=== Given request ===
Pictures stay out. Extract the lines below from the first one through the line with "import plotly.graph_objects as go", both included.

## START Material

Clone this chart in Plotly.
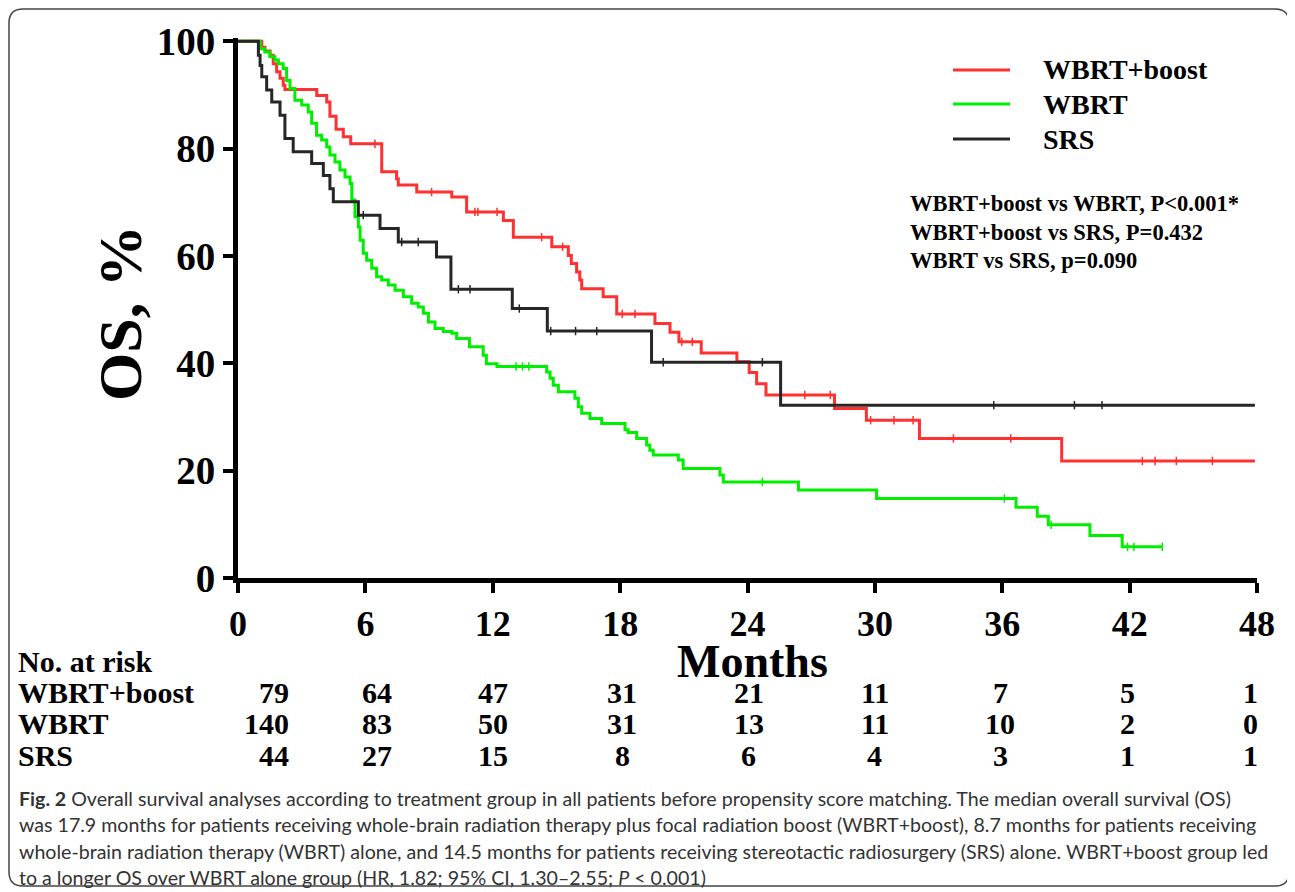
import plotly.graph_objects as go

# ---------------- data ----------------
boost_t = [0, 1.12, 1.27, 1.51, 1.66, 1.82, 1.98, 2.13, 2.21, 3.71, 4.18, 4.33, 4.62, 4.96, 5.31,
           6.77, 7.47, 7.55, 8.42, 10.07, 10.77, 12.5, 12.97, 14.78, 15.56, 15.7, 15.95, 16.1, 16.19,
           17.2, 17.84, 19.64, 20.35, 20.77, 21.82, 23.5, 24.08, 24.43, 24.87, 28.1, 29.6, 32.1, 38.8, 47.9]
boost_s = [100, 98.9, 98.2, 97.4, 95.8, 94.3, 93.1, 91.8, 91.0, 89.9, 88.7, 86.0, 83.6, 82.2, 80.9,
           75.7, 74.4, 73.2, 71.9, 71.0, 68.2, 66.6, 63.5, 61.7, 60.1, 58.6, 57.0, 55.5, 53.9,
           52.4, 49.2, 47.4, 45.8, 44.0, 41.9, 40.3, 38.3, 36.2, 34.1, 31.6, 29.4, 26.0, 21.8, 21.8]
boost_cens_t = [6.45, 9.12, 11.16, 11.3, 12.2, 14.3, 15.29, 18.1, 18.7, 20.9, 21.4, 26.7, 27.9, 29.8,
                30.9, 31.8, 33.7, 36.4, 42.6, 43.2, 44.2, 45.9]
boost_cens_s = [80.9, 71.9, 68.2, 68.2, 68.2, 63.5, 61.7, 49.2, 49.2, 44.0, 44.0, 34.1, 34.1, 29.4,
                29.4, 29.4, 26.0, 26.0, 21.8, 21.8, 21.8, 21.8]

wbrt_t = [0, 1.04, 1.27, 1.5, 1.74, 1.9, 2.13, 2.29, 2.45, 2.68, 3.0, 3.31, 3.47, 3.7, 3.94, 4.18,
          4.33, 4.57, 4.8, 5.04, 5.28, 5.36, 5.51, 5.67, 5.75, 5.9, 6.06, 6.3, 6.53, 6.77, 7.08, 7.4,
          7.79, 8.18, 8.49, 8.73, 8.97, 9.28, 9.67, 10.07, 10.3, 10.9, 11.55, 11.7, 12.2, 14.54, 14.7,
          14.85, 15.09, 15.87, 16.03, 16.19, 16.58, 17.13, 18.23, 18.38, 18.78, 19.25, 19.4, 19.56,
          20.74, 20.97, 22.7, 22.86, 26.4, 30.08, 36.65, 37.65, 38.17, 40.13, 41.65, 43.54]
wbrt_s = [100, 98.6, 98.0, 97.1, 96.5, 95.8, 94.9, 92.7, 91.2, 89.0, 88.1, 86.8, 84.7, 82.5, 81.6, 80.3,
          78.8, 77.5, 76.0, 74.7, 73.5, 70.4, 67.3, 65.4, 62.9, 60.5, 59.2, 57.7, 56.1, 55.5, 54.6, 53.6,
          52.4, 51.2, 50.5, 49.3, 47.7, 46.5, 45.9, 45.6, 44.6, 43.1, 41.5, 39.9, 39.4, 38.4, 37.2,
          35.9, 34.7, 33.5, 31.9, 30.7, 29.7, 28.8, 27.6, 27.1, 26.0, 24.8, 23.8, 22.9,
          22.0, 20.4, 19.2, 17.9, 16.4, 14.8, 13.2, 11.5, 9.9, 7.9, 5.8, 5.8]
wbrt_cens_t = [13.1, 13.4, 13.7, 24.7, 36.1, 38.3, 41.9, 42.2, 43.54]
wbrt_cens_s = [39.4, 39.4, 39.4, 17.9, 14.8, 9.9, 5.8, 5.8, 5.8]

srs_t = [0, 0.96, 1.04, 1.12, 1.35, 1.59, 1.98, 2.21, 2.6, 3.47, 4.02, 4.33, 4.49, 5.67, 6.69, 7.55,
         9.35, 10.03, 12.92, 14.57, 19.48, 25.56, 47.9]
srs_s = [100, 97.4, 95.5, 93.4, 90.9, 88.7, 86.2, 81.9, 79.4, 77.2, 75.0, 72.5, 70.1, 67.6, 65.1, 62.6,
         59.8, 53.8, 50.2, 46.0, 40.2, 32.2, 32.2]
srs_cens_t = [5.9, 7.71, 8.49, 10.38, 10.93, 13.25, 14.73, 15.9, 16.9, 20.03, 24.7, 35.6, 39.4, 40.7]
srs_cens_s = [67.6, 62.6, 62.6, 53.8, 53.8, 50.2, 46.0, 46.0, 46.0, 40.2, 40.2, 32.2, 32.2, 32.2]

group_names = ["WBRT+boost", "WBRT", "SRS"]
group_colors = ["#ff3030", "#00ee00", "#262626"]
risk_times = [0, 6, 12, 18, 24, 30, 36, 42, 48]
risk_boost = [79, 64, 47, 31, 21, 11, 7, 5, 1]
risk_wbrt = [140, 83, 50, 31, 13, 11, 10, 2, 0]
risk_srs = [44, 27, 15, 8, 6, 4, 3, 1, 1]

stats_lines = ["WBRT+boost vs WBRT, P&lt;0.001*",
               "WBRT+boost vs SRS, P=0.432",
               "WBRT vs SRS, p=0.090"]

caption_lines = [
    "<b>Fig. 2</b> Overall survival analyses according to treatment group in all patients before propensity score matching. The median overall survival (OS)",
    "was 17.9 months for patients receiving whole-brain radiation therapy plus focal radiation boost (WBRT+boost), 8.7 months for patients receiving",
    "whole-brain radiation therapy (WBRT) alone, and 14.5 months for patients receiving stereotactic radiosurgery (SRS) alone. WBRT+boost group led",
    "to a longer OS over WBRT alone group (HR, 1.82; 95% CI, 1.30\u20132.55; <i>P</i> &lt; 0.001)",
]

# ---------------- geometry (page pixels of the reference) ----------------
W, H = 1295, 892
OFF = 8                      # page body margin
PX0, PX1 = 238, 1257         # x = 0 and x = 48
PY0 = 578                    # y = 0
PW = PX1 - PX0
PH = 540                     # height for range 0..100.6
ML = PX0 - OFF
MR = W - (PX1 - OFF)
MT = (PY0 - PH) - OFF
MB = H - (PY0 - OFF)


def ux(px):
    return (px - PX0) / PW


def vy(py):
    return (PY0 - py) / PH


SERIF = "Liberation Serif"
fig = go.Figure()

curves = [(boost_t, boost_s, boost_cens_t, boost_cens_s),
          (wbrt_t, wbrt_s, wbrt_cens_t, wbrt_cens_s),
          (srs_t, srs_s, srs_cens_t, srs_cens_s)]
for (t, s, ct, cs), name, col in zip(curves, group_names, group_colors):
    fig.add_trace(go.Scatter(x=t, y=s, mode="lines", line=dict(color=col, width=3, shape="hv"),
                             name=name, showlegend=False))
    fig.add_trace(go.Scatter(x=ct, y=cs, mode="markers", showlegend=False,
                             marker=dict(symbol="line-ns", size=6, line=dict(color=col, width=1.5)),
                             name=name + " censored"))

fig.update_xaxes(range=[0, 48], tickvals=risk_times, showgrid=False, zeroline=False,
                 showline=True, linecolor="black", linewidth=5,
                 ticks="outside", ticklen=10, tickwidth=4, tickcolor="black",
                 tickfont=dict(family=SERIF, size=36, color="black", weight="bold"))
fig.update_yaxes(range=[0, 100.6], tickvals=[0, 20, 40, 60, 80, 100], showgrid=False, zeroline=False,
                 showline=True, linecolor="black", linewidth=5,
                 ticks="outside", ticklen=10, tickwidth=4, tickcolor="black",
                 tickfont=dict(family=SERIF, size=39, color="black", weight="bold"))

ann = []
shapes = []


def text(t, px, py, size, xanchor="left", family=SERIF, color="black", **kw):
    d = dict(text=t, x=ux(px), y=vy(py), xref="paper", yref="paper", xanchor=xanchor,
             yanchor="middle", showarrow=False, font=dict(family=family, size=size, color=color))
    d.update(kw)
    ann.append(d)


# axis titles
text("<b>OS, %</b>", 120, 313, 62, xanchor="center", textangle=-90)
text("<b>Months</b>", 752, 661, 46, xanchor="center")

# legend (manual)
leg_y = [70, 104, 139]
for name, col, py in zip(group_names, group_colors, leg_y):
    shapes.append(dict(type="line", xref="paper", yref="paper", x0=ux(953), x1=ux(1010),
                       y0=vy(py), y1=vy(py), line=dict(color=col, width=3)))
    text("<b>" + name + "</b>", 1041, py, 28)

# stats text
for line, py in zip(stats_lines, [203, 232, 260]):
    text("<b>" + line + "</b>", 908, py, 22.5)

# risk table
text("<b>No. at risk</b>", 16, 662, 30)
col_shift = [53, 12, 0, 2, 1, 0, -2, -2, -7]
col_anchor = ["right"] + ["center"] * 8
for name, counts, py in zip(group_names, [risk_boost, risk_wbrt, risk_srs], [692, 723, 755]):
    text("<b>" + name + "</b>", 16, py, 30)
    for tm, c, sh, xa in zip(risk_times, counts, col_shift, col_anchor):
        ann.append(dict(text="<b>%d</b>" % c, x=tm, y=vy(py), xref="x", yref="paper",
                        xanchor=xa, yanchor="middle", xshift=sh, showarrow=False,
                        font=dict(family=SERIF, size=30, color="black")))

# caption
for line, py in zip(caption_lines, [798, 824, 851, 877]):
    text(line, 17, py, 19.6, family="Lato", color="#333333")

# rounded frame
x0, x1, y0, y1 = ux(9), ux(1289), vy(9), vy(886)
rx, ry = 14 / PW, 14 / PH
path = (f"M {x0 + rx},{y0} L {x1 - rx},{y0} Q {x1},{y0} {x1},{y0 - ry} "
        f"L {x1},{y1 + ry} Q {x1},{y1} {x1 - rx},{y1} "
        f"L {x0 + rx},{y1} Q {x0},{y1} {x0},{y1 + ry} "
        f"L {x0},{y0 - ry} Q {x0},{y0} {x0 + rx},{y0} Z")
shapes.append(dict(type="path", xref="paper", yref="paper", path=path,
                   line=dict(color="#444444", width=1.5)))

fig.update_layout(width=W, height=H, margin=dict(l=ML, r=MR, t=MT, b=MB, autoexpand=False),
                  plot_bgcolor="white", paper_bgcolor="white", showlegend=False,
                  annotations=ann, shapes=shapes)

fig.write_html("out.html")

## END Material

=== The output ===
Clone this chart in Plotly.
import plotly.graph_objects as go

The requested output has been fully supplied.